◆中学受験の窓口 今日のメニュー
・アウトプット、過去問は最優先で
・「アフターケア」とセットで考える
・偏差値の高い子、入試で勝てる子
・過去問の相性で入学後も占える!?
夏休みでもきついのに、6年生の秋は「日曜特訓」が本格化したり、小学校行事もあって、家庭学習の時間を捻出するのがより厳しくなります。
あれもしたい、これもしたいと計画を立てても、思い通りに進む受験生は「ほぼ皆無」と言っていいでしょう。
志望校、成績に関わらず、「時間が足りない」はすべての親御さん、受験生の共通の悩みです。
時間の確保が難しい中でも、復習を兼ねた自力でアウトプットする時間と過去問を解く時間は「最優先事項」になります。
特に過去問の取り組みは時間がかかります。
1回やれば最低でも3時間はまとまった時間が必要です。
一気に取り組まず、数日を使って科目ごとに小分けしながら進めている家庭が多いのも、なかなかまとまった時間と場所を確保しにくいからです。
過去問は「解いて何点だった」「合格最低点突破した」のやりっ放しでは意味がありません。
「解答分析」「誤答、弱点の解き直し」「類題演習」という、「アフターケア」とセットで考えます。
そう考えると、1年分の過去問に費やす時間は解くだけで必要な3時間をはるかに超えます。
時間が足りない中で、過去問の取り組み一式にどう取り組むか…スケジュールを考えるうえで悩ましい問題です。
しかし、「アフターケア」を入念にやるか、「テキトー」で終わらせるかで、入試直前あるいは入試中の「学力の伸び」が格段違ってきます。

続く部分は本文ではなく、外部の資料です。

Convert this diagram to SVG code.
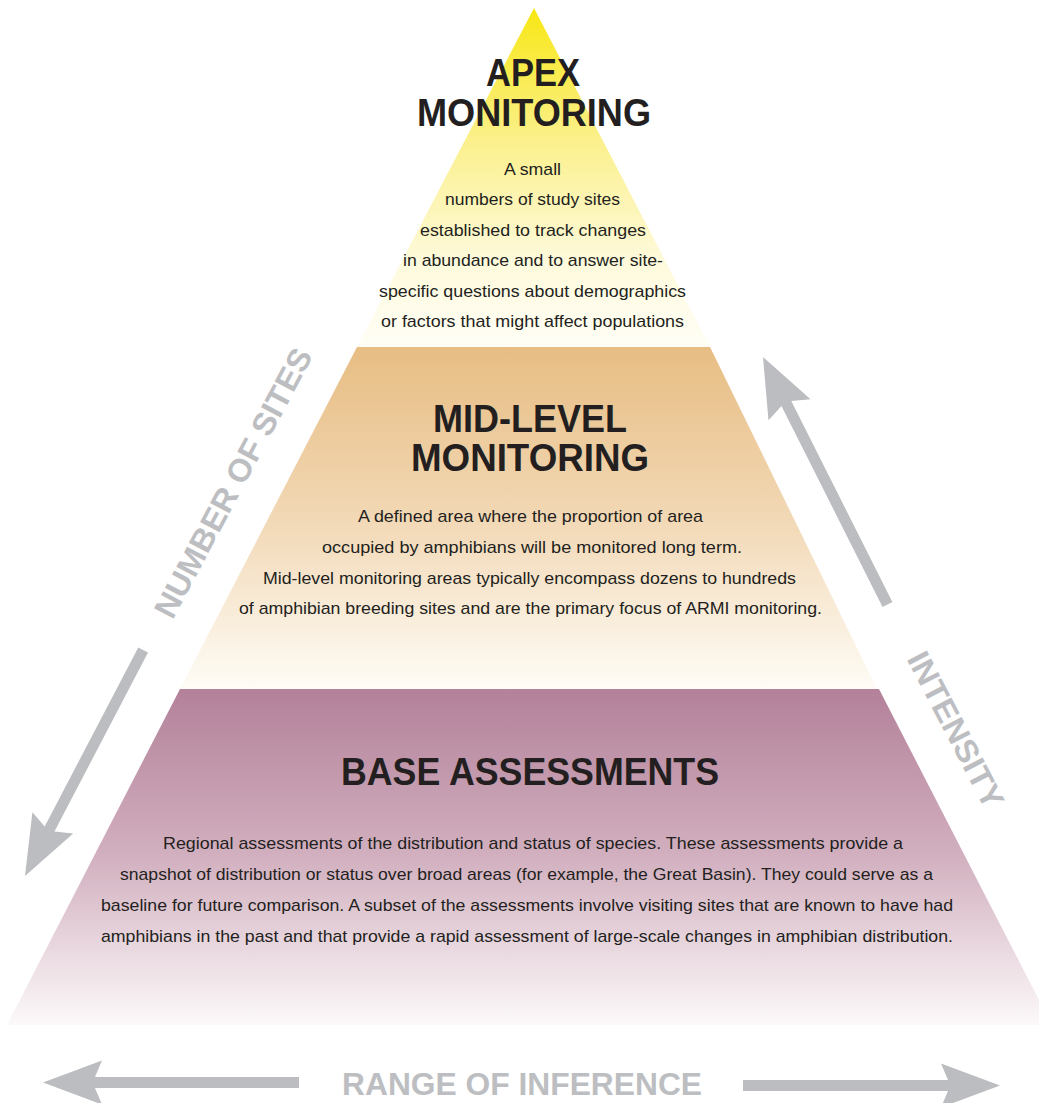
<svg xmlns="http://www.w3.org/2000/svg" width="1039" height="1103" viewBox="0 0 1039 1103">
  <defs>
    <linearGradient id="gApex" gradientUnits="userSpaceOnUse" x1="0" y1="8" x2="0" y2="347">
      <stop offset="0" stop-color="#f8e714"/>
      <stop offset="0.4" stop-color="#fbf08e"/>
      <stop offset="0.75" stop-color="#fefadc"/>
      <stop offset="1" stop-color="#fffef6"/>
    </linearGradient>
    <linearGradient id="gMid" gradientUnits="userSpaceOnUse" x1="0" y1="347" x2="0" y2="689">
      <stop offset="0" stop-color="#e7bd83"/>
      <stop offset="0.5" stop-color="#f2d8b5"/>
      <stop offset="1" stop-color="#fefcf6"/>
    </linearGradient>
    <linearGradient id="gBase" gradientUnits="userSpaceOnUse" x1="0" y1="689" x2="0" y2="1025">
      <stop offset="0" stop-color="#b3819a"/>
      <stop offset="0.5" stop-color="#d2b0bf"/>
      <stop offset="1" stop-color="#fcf9fa"/>
    </linearGradient>
    <style>
      .head { font-family: "Liberation Sans", Arial, sans-serif; font-weight: bold; font-size: 38px; fill: #231f20; text-anchor: middle; }
      .body { font-family: "Liberation Sans Narrow", "Liberation Sans", Arial, sans-serif; font-size: 17px; fill: #231f20; text-anchor: middle; }
      .axis { font-family: "Liberation Sans", Arial, sans-serif; font-weight: bold; font-size: 32px; fill: #bdbec1; text-anchor: middle; }
      .arrow { fill: #bcbdc0; }
    </style>
  </defs>
  <rect width="1039" height="1103" fill="#ffffff"/>

  <g id="base">
    <polygon points="180,689 879,689 1039,1000 1039,1025 7,1025" fill="url(#gBase)"/>
    <text class="head" x="530" y="785" textLength="378" lengthAdjust="spacingAndGlyphs">BASE ASSESSMENTS</text>
    <text class="body" x="533" y="849" textLength="740" lengthAdjust="spacingAndGlyphs">Regional assessments of the distribution and status of species. These assessments provide a</text>
    <text class="body" x="526.5" y="880" textLength="813" lengthAdjust="spacingAndGlyphs">snapshot of distribution or status over broad areas (for example, the Great Basin). They could serve as a</text>
    <text class="body" x="527" y="911" textLength="852" lengthAdjust="spacingAndGlyphs">baseline for future comparison. A subset of the assessments involve visiting sites that are known to have had</text>
    <text class="body" x="527" y="942" textLength="852" lengthAdjust="spacingAndGlyphs">amphibians in the past and that provide a rapid assessment of large-scale changes in amphibian distribution.</text>
  </g>

  <g id="mid-level">
    <polygon points="357,347 710,347 877,689 180,689" fill="url(#gMid)"/>
    <text class="head" x="530" y="432" textLength="194" lengthAdjust="spacingAndGlyphs">MID-LEVEL</text>
    <text class="head" x="530" y="471" textLength="238" lengthAdjust="spacingAndGlyphs">MONITORING</text>
    <text class="body" x="530.5" y="522" textLength="345" lengthAdjust="spacingAndGlyphs">A defined area where the proportion of area</text>
    <text class="body" x="532" y="553" textLength="420" lengthAdjust="spacingAndGlyphs">occupied by amphibians will be monitored long term.</text>
    <text class="body" x="529.5" y="584" textLength="533" lengthAdjust="spacingAndGlyphs">Mid-level monitoring areas typically encompass dozens to hundreds</text>
    <text class="body" x="530.5" y="614" textLength="583" lengthAdjust="spacingAndGlyphs">of amphibian breeding sites and are the primary focus of ARMI monitoring.</text>
  </g>

  <g id="apex">
    <polygon points="534,8 710,347 357,347" fill="url(#gApex)"/>
    <text class="head" x="533" y="86" textLength="94" lengthAdjust="spacingAndGlyphs">APEX</text>
    <text class="head" x="534" y="126" textLength="234" lengthAdjust="spacingAndGlyphs">MONITORING</text>
    <text class="body" x="532.5" y="175" textLength="57" lengthAdjust="spacingAndGlyphs">A small</text>
    <text class="body" x="532.5" y="205" textLength="175" lengthAdjust="spacingAndGlyphs">numbers of study sites</text>
    <text class="body" x="533" y="236" textLength="226" lengthAdjust="spacingAndGlyphs">established to track changes</text>
    <text class="body" x="533" y="266" textLength="260" lengthAdjust="spacingAndGlyphs">in abundance and to answer site-</text>
    <text class="body" x="532.5" y="297" textLength="307" lengthAdjust="spacingAndGlyphs">specific questions about demographics</text>
    <text class="body" x="532.5" y="327" textLength="303" lengthAdjust="spacingAndGlyphs">or factors that might affect populations</text>
  </g>

  <g id="axes">
    <path class="arrow" transform="translate(43,1082.5)" d="M0,0 L59,-22 L52,-5.5 L256,-5.5 L256,5.5 L52,5.5 L59,22 Z"/>
    <path class="arrow" transform="translate(1000,1085.5) rotate(180)" d="M0,0 L59,-22 L52,-5.5 L257,-5.5 L257,5.5 L52,5.5 L59,22 Z"/>
    <path class="arrow" transform="translate(25,876) rotate(-62.4)" d="M0,0 L60,-23 L53,-5.5 L255,-5.5 L255,5.5 L53,5.5 L60,23 Z"/>
    <path class="arrow" transform="translate(763,357) rotate(63.3)" d="M0,0 L59,-23.5 L52,-5.5 L277,-5.5 L277,5.5 L52,5.5 L59,23.5 Z"/>
  </g>

  <g id="labels">
    <text class="axis" x="522" y="1095" textLength="360" lengthAdjust="spacingAndGlyphs">RANGE OF INFERENCE</text>
    <text class="axis" transform="translate(243,488) rotate(-62)" x="0" y="0" textLength="300" lengthAdjust="spacingAndGlyphs">NUMBER OF SITES</text>
    <text class="axis" transform="translate(946,735) rotate(62.5)" x="0" y="0" textLength="172" lengthAdjust="spacingAndGlyphs">INTENSITY</text>
  </g>
</svg>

最後の最後に「学力の伸び」をマックスにするには、やはり「取り組み方次第」といえます。
よく合格体験記などで「第1志望の過去問を10年分3周しました!おかげでやるたびに得点が上がり、入試前には合格最低点を超えて安心して試験に臨めました」などという「血と汗と涙の合格記録」があります。
すさまじい執念です。
しかし、そのような膨大な時間をよくひねり出せたな、と関心はするものの、おすすめできる過去問の取り組み方とは個人的には思いません。
解き直すことは悪いのではありません。
問題は過去問を合格点最低点を突破するまで、何度もやり直すことに意味がないからです。
解答の記号を覚えて「ここ“ア”だったな」とか、計算もせずに「ここの答えは16」とか、「解答暗記」をして得点を積み重ねても全く意味がないことくらいお分かりになると思います。
過去問を解いた後の意味がある勉強の仕方(アフターケアー)は過去問の「深堀り」です。
「どうしてその答えになるのか、を選択肢1つ1つを吟味しながら、正答の理由、誤答の理由を分析する」「算数も解き方をなぞっていってどこが不具合で間違ったのか」など、1つの問題に対しどうして○や×になったのかを、深く追求することこそ、過去問を解く意味があります。
間違えたものだけを振り返りがちですが、それ以上に大切なのは「たまたま正解した」「実はあいまいなままなんとなく書いたら正解した」問題の深掘りです。
これをきっちり「詰める」ことで実力は1つ2つ上の「ステージ」に上がります。
偏差値65以上をコンスタントにとる子、入試で力通りの結果を出す子の特長は難問を正解するのではなく、「基本問題を確実に正解する」「あいまいさをクリアにしていく勉強をしている」の2点です。
過去問を「深掘り」することで、この力は付きます。
過去問を「深掘り」していくと、各校の「色」や「味」というものが感じられます。問題の「特徴」とも言い換えられます。
この「特徴」こそ、各中学校から受験生への「メッセージ」が込められています。
こういう問題を面白がって解く子に入学してもらいたい、こういう文章に共感できる子に来てもらいたいなど、入学後を想像しての入試問題は作成、出題です。
過去問との相性が良い、悪いとよく言われますが、それはその中学が子どもに「合っているか、合っていないか」にも通じるものがあります。
夢にまで見た志望校かもしれませんが、過去問を何年分かやってみて、月日が進んでも合格点に程遠い場合は、合格、入学できたとしても違和感を感じる学校になるかもしれません。
過去問は入試の合否とともに、「その後」も占えます。